Middle Eastern Studies April / Volume:13 / No:2

The Promised Land in Zionist Doctrine

Zionism is an ideology that was initiated in the first quarter of the 19th century by a group known as the leaders of Zionism, and was named in the 1890s with reference to Jerusalem. The philosophy of this ideology was built on a syncretic structure by the liberated Jews in Eastern Europe who were under the influence of the Enlightenment. The reason behind the syncretic nature of the ideology created by the Zionists can be explained by the blending of pure religious doctrines, including the “Promised Land,” “chosenness” and “messianism,” with certain political and secular arguments that were in contrast to them. In this sense, it is possible to define Zionism as a theo-political ideology. This ideology set off in the 19th century with the purposes of Jewish salvation, forming a new Jewish identity and establishing a new Jewish state in Palestine. Zionists who were in search of a land for founding their state held firmly on Eretz Israel (also known as the Promised Land), which has been a principal doctrine of Judaism, and claimed that the Jerusalem-centered Palestine was promised by God to the Jewish race forever. Although the political conditions of the time had an effect on this decision, the principal pushing factor can be claimed to be the belief of the Promised Land.
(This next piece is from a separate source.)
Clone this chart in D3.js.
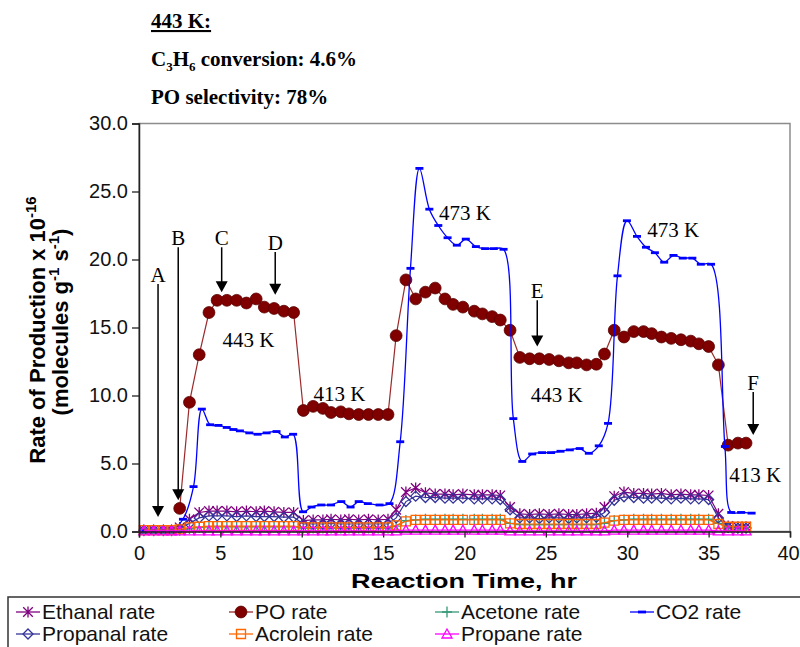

Zionists shaped their movement and rhetoric by featuring the religious matters in the Jewish theology regarding the Promised Land and the relevant spiritual feelings of the Jews. Based on an axis of land, Zionism propagated the fiction that Palestine was a vacant territory with no people, and managed to create a room for maneuver for itself in the Promised Land. The ideology also achieved to manipulate the political conjuncture to its advantage and eventually founded the State of Israel in Palestine in 1948.